[What the task asks]: Look through the lines below and extract any with the word "this".

[start of Dataset content]

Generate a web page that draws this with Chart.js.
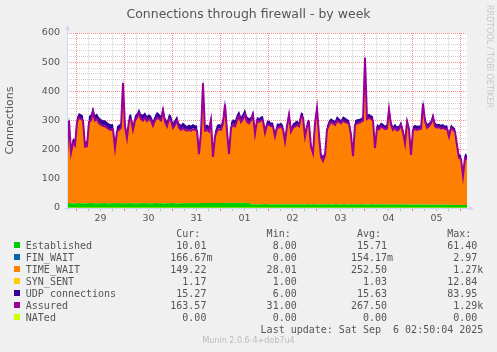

[end of Dataset content]
[start of Dataset content]

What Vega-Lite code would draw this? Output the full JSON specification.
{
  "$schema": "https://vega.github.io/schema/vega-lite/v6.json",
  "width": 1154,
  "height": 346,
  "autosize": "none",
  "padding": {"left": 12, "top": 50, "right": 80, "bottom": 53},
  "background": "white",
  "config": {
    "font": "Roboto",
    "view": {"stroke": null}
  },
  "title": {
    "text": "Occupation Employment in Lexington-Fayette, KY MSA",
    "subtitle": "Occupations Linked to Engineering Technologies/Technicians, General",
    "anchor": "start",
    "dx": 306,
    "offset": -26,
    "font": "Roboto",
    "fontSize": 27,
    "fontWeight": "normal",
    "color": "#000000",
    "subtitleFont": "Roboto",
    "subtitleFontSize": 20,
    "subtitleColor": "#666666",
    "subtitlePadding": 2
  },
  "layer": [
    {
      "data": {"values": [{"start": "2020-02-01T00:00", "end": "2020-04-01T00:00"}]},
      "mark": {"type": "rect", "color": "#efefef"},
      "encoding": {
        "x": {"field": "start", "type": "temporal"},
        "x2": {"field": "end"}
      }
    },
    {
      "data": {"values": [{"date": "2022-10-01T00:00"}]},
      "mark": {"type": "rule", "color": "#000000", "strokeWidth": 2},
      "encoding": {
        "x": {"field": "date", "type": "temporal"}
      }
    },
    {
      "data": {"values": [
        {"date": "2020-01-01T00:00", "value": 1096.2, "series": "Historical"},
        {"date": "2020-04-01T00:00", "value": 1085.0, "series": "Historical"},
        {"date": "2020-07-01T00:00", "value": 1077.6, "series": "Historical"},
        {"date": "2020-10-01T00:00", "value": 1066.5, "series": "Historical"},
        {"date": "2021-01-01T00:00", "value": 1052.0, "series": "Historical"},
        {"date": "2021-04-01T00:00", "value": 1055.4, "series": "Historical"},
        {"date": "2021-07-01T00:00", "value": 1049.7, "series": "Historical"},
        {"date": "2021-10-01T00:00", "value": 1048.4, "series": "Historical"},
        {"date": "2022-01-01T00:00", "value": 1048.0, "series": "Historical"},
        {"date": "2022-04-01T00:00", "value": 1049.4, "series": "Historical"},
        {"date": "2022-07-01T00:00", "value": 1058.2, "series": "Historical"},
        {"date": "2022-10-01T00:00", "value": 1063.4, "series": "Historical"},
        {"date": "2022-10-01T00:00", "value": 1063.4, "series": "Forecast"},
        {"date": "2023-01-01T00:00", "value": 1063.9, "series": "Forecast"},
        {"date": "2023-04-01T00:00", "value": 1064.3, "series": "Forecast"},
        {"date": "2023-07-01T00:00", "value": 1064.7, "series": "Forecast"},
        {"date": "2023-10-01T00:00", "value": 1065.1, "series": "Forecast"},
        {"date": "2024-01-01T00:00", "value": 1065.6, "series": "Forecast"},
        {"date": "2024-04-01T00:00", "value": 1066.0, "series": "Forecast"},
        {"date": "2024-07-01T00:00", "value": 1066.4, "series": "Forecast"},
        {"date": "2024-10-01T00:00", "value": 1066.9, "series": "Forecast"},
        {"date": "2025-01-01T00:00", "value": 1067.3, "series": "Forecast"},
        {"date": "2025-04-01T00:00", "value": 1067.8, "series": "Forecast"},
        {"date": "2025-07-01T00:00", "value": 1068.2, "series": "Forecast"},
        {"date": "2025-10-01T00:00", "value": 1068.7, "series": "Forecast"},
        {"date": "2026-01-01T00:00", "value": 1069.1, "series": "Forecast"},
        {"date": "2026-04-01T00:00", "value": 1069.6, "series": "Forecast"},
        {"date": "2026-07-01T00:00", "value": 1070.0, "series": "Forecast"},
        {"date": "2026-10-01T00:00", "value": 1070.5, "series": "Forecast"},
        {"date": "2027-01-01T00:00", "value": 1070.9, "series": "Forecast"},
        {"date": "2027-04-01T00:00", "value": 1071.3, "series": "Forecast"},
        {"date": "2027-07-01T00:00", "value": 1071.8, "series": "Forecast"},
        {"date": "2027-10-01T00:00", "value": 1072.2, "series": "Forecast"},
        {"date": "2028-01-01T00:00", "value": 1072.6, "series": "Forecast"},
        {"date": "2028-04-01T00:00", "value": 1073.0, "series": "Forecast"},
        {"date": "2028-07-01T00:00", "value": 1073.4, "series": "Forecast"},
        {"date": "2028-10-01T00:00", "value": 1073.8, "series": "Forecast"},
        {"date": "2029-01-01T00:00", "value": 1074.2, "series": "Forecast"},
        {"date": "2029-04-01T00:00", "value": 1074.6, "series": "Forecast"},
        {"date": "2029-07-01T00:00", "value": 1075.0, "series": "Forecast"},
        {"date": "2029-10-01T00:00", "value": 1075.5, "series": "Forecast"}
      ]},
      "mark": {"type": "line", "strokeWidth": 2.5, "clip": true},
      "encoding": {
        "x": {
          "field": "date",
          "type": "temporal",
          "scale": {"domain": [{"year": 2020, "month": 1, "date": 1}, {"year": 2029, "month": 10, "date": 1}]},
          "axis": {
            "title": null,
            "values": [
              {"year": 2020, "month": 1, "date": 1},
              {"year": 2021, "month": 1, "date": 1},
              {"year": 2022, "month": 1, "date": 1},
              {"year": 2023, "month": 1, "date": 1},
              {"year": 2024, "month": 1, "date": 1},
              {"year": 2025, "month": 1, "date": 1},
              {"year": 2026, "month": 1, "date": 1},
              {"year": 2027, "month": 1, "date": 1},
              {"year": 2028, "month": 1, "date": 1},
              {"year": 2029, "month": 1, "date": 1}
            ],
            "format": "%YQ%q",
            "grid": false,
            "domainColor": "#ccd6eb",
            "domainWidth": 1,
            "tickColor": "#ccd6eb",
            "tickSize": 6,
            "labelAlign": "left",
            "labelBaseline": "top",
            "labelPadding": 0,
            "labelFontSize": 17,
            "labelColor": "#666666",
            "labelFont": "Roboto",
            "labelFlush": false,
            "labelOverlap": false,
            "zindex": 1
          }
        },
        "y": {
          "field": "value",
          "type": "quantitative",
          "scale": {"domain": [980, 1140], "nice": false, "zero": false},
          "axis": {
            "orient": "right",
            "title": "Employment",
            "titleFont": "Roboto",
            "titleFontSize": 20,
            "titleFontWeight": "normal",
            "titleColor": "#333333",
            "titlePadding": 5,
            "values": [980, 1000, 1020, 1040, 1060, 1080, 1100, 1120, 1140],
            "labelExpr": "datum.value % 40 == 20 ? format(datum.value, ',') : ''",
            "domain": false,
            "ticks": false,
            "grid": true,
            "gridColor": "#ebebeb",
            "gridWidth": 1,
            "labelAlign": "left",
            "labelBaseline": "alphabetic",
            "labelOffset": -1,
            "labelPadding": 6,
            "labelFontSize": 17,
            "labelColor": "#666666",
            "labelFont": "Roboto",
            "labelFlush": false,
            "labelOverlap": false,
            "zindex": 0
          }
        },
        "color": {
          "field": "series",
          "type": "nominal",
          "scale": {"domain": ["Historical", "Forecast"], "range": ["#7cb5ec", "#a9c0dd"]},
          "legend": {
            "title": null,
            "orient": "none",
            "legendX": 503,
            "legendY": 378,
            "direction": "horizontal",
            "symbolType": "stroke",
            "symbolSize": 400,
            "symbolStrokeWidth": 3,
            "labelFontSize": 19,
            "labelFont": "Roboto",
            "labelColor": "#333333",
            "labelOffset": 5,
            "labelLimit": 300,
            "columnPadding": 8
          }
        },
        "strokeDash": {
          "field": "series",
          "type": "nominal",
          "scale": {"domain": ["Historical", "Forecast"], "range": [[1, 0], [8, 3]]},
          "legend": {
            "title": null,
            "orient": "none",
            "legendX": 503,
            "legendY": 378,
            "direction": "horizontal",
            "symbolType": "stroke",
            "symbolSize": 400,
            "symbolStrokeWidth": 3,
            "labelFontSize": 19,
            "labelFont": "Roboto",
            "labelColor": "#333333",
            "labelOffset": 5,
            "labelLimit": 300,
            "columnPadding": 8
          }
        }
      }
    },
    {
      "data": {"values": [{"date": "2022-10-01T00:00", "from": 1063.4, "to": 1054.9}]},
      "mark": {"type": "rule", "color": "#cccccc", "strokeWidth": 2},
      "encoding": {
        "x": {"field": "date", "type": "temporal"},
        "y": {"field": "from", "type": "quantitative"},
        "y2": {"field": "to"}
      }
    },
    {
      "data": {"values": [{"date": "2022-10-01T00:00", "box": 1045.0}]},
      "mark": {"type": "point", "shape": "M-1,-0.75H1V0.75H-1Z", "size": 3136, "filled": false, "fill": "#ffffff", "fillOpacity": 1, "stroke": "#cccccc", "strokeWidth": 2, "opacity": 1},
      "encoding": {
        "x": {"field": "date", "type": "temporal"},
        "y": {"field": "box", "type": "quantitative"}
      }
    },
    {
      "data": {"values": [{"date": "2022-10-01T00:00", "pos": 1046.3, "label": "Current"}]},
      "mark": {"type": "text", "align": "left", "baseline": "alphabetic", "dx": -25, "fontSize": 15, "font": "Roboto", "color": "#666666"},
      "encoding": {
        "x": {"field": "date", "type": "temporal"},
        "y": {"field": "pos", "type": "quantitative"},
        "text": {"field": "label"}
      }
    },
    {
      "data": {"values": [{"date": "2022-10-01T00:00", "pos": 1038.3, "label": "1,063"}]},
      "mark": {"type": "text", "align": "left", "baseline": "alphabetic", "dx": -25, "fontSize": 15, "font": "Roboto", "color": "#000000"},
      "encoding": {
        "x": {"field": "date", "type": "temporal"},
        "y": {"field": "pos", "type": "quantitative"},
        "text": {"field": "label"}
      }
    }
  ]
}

[end of Dataset content]
[start of Dataset content]

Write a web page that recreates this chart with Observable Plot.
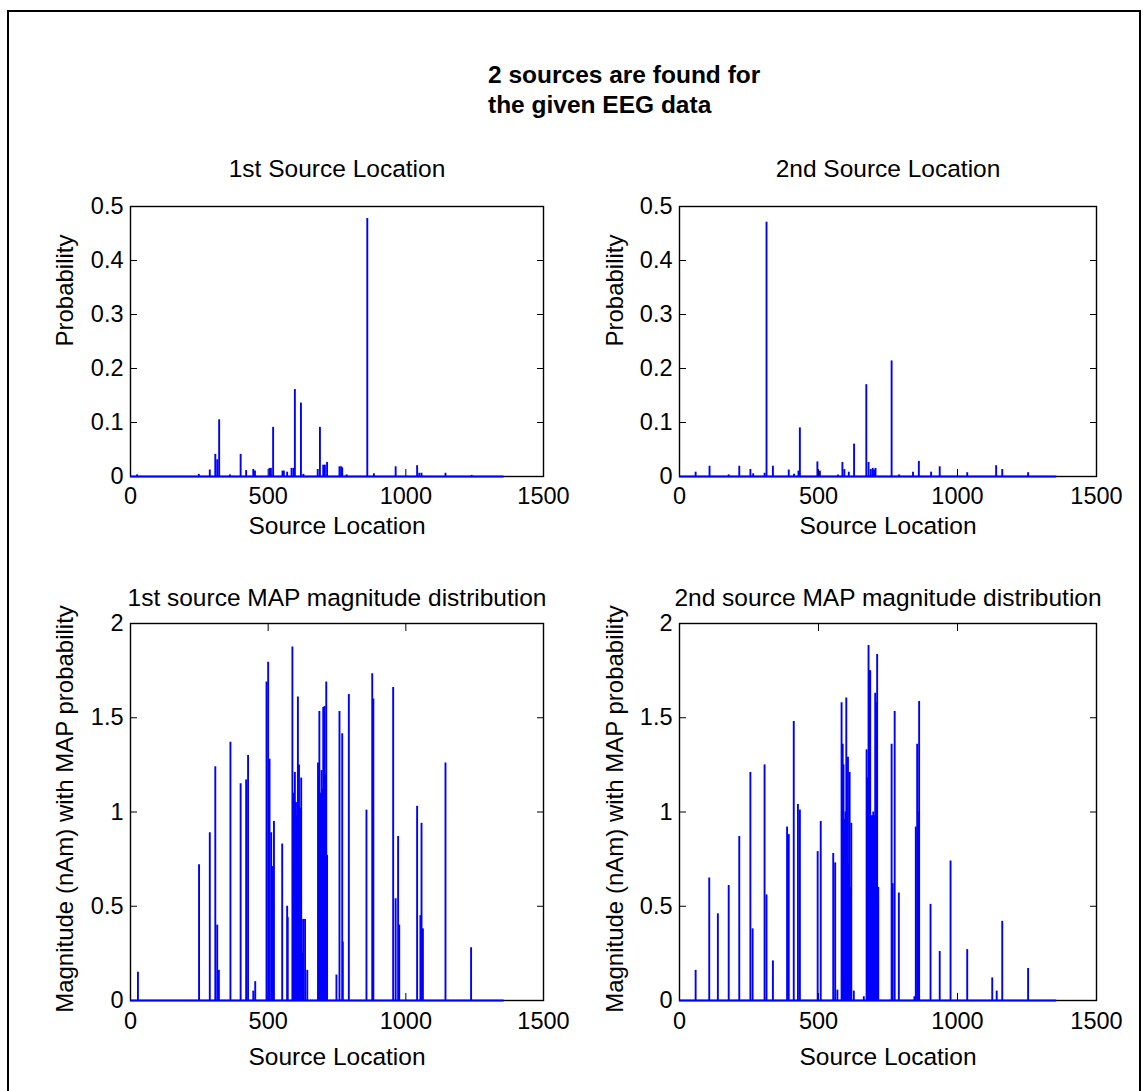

[end of Dataset content]

[Problem solution]:
Generate a web page that draws this with Chart.js.
What Vega-Lite code would draw this? Output the full JSON specification.
Write a web page that recreates this chart with Observable Plot.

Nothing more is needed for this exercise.